In “Ana Zalameh” Murad challenges societal pressures with a focus on men in Palestinian society. As a Palestinian man, Murad finds himself extremely lucky to have grown up in a musical household that provided him with a tolerant and open-minded environment and the freedom to choose his own path. Nonetheless, growing up in this setting did not shield him from the expectations Arab societies place on men. For this reason, Murad seeks to disrupt this stereotypical image of the Arab man through his music and show that people should not be limited by their genders in what they can and cannot do. 

Murad begins to define what it means to be a man in Palestine as we see a young boy in the “factory of men” having to choose between a Barbie doll and a toy fighter. When the boy starts to reach for Barbie, his hand is forcibly redirected to the toy deemed more appropriate for his prescribed gender. This action encourages the assumption that the only acceptable outlet for men is a “masculine” one and likewise that “feminine” behavior must be performed by all women, as Barbies are considered to be feminine and reserved only for girls. This also perpetuates the notion that feminine and masculine tendencies are mutually exclusive identities, as well as that they are the only ways to identify. The young boy in the video is raised to be masculine, to be a man, which means that femininity — and all things associated with it — is an undesirable trait that must be eradicated from his mind. This idea is reinforced as Murad clears his throat and sings in Arabic, “I am a man / I am a man / I do what I want / Don’t try to change my mind / I am a man / I am a man / I do what I want / Don’t try to convince me, it’s pointless.” The lyrics suggest that a man cannot be convinced to change his mind or go against his own will, but the boy was redirected to play with the more “masculine” toy, going against his first instinct to play with the Barbie doll. Given this disconnect, Murad’s lyrics in this scene act more like a mantra repeated so often to the Arab man, like to the young man in the video, from a very early age that he starts to believe it and embody it as the truth and as who he is.
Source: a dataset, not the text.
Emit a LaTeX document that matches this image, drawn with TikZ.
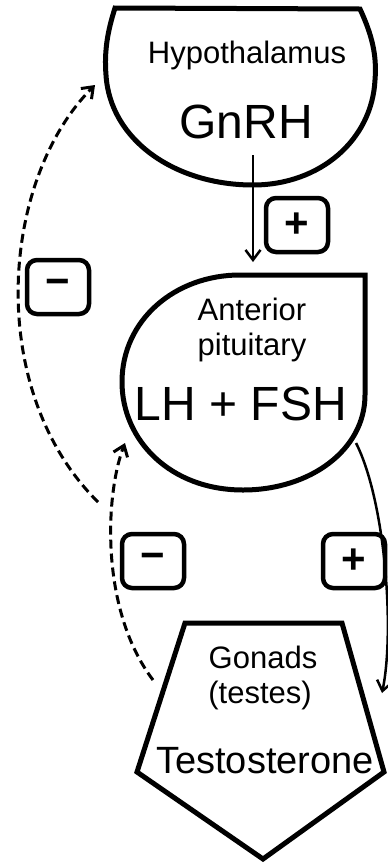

However, according to Murad, the reality is that one can identify as a man regardless of toy choice, femininity or masculinity and that changing his mind and means of expression does not take away from this identity.

The next part of the “training” to be a man is to learn how to be tough. In the music video, the boy watches wrestling matches and action movies depicting the hero as a strong man who defeats his enemies through fighting. This idea encourages a hegemonic definition of manhood as the Arab society depicted in the video is one where men are only valued if they are bereft of emotions, are stubborn and can prove their worth and masculinity through violence. This strips boys and men of their right to feel diverse emotions such as frustration, compassion or vulnerability and instead forces them to act upon what they feel through aggressiveness.
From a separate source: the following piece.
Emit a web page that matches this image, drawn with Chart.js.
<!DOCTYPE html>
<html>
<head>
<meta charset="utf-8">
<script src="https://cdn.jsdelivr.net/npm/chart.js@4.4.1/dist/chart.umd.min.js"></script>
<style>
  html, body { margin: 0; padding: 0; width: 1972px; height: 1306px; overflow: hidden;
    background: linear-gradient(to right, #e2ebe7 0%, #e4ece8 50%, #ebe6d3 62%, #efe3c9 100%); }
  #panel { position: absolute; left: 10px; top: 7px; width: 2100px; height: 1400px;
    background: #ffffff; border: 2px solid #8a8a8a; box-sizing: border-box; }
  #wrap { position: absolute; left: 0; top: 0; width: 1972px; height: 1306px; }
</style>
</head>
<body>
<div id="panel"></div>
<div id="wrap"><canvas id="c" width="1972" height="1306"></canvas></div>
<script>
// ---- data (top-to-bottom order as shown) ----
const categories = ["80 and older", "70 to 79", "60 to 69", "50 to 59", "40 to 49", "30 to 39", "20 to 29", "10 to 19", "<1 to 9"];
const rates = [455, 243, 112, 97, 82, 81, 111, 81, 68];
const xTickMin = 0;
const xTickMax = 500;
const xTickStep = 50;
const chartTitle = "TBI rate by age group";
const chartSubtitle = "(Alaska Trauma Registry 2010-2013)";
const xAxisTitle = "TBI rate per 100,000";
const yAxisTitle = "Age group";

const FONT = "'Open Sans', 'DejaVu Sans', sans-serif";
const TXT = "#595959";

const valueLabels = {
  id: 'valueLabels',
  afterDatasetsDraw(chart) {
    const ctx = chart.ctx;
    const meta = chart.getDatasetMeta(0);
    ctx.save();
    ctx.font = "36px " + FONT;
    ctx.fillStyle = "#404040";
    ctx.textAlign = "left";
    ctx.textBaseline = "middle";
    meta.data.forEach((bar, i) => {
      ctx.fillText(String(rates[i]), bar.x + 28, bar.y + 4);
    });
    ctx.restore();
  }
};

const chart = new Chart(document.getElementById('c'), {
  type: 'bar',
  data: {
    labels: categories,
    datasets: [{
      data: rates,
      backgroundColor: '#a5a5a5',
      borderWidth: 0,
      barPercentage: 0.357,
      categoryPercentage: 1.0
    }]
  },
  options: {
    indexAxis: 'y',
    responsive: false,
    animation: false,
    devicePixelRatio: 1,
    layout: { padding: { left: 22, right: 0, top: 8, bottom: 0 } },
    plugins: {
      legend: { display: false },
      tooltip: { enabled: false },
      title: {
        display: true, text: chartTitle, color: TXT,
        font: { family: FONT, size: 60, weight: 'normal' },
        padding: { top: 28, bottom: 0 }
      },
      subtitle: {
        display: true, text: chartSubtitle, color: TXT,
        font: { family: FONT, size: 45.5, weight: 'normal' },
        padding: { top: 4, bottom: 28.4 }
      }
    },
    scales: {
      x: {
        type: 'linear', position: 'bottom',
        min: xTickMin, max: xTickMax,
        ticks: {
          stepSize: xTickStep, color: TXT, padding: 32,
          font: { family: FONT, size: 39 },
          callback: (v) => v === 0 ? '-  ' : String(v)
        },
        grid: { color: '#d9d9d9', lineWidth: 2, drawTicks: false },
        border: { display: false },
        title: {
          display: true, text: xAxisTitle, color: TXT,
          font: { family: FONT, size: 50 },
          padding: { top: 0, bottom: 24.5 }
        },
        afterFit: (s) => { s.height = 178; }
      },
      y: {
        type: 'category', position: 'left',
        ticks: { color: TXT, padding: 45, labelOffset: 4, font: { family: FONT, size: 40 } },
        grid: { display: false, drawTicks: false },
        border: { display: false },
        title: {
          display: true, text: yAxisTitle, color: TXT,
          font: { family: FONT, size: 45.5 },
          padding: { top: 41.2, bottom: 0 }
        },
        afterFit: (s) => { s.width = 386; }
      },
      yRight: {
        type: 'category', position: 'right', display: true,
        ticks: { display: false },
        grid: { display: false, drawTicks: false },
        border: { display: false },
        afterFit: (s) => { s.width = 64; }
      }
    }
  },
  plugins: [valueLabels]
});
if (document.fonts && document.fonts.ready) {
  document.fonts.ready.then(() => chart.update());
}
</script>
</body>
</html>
What is surprising is who is responsible for the factory: The “factory of men” is ironically run by the parents. In this video, the factory is the Arab household and inside it, Murad sings that as a boy, “I come and go as I please, and whatever I do / No one criticizes me or asks where I am.” He continues to say, “Don’t blame me / because the ones before me taught me so / They pampered me and provided me my rights / They taught me that the world won’t go on without me.” Though “the ones before me” could be the men he sees in everyday life and who he looks up to, the video suggests that it is actually the doing of the parents’ habit of putting their sons on a pedestal. It is interesting to note that the mother is also responsible for upholding the institution that contributes to her gender’s subjugation purely out of tradition and societal construct. In the video, we see the heavy expectations a boy must meet to be a “real man” such as smoking and becoming a doctor or lawyer. In this context, there might be unreasonable expectations for an Arab man to be this larger-than-life individual with high accomplishments, a respectable career and a manly persona, but his prestige and superiority in the eyes of both his parents and society are undeniable. Other individuals might have similar aspirations and expectations, but if they do not identify as men, their status and future are not so clear: they cannot come and go as they please and are questioned and restrained by their parents in their every step. 
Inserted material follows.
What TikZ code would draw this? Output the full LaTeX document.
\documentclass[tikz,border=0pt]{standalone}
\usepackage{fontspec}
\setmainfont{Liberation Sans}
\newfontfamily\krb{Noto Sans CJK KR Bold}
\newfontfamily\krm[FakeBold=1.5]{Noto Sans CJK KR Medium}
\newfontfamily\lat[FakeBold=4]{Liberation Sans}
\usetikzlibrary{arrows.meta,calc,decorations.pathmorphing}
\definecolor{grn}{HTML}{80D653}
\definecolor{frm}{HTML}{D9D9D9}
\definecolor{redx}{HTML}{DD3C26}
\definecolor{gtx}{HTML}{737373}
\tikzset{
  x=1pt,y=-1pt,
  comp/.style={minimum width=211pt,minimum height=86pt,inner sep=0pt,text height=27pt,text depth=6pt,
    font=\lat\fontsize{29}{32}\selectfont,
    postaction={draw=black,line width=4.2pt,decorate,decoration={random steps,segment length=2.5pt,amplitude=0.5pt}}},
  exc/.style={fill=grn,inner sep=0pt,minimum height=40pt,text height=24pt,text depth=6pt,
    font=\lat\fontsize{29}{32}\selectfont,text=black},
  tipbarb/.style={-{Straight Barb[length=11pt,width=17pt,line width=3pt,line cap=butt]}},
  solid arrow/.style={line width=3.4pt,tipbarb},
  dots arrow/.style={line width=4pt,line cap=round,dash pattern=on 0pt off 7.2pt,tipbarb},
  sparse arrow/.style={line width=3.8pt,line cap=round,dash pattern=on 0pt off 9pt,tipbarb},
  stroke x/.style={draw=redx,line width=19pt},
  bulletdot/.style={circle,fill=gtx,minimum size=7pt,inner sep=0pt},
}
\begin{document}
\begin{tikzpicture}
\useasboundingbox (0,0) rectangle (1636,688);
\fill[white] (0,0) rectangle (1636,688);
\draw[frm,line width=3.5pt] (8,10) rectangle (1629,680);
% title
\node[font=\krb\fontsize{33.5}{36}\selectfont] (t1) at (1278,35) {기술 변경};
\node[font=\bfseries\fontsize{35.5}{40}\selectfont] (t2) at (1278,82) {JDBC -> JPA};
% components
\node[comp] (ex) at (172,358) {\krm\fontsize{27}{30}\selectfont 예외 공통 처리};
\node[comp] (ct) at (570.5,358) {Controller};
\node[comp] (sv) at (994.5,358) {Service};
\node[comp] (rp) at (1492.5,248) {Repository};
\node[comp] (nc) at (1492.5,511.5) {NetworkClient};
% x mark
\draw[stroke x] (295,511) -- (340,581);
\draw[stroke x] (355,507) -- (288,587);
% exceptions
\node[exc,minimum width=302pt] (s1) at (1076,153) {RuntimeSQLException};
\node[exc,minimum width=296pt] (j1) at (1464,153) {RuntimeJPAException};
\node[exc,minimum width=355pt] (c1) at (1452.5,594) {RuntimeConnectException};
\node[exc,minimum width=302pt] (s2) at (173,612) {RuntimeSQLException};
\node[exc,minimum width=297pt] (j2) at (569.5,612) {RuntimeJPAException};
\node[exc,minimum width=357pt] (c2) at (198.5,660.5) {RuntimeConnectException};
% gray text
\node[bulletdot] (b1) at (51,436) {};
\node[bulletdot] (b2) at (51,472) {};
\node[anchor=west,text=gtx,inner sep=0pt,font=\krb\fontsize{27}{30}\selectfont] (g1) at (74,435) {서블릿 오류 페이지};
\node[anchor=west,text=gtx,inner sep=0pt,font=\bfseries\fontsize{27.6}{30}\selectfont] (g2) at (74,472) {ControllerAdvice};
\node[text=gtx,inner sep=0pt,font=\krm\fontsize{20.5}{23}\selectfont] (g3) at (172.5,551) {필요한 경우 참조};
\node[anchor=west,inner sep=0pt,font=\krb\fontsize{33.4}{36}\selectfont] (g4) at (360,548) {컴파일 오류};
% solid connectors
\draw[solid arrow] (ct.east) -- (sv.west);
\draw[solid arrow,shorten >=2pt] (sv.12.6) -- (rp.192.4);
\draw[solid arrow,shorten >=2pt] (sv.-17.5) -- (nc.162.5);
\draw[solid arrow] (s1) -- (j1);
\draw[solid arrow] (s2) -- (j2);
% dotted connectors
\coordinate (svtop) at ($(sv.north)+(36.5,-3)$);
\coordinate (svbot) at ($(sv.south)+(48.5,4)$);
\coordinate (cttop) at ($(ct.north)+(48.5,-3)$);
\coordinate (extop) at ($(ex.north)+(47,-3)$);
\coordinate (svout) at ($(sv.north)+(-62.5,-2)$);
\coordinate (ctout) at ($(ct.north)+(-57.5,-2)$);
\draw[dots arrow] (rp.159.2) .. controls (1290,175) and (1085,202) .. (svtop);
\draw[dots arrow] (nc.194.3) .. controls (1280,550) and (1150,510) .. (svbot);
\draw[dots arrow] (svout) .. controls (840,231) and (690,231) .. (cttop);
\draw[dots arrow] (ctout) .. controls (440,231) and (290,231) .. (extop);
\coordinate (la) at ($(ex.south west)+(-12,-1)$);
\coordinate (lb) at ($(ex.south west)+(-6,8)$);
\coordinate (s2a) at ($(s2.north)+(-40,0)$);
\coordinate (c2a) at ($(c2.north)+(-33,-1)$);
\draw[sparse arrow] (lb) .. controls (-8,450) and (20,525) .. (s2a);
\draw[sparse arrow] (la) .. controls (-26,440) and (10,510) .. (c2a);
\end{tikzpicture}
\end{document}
So, should we blame parents for creating and fueling these gender norms? In “Ana Zalameh,” we see Murad take the role of a professor teaching his students that “No one / No one is weaker than anyone / No one is stronger than anyone / And the future begins now / If we walk together.” This seems to suggest that change is only possible if everyone cooperates because it is difficult to achieve equality without cooperation. It is useless to blame the parents who were indoctrinated by this same society, and so society has to change first before expecting any real change. The video ends with two children playing with a Barbie doll, a fighter and a crane without restraints or expectations as to which toy they are allowed to play with. This image reinforces the idea that there is hope for this change to happen among the new generation, but only if they are taught to respect each other early on.

The tone of “Ana Zalameh” is hopeful despite the standards by which the boys must abide. If we go back to the argument that the “factory of men” is in fact the Arab household that shapes men according to the desired societal value of masculine comportment when the men finally come out of the factory in the music video, the lyrics allude to the fact that not all Arab households and not all Arab men hold true to the concept of hegemonic masculinity. In my experience and observations, this concept has been often defined in terms of devaluating and disrespecting anything other than masculine behavior, but no one should abide by this standard to identify as a man. There are those like Murad who were raised in a tolerant environment that allowed them to express themselves freely and learn to not look down on anyone’s means of self-expression. The song criticizes Arab society for raising men into emotionless bodies who feel the need to compete with other men and for devaluing other gender identities, but it also reminds the viewers that there is always the potential for change. Bashar Murad’s music video provides a window into a boy’s journey to become a man in the eyes and by the standards of an Arab society that sets clear requirements for masculinity. A system like this sets insurmountable expectations that only serve to homogenize men and encourages the suppression of identities and differences. Regardless, even if there is hope that the Arab world can move away from the hegemonic ideals that fuel the “factory of men,” this single-sided approach does little in terms of inclusivity and representation, so the next step is to acknowledge and include other gender and non-gender conforming identities in the conversation.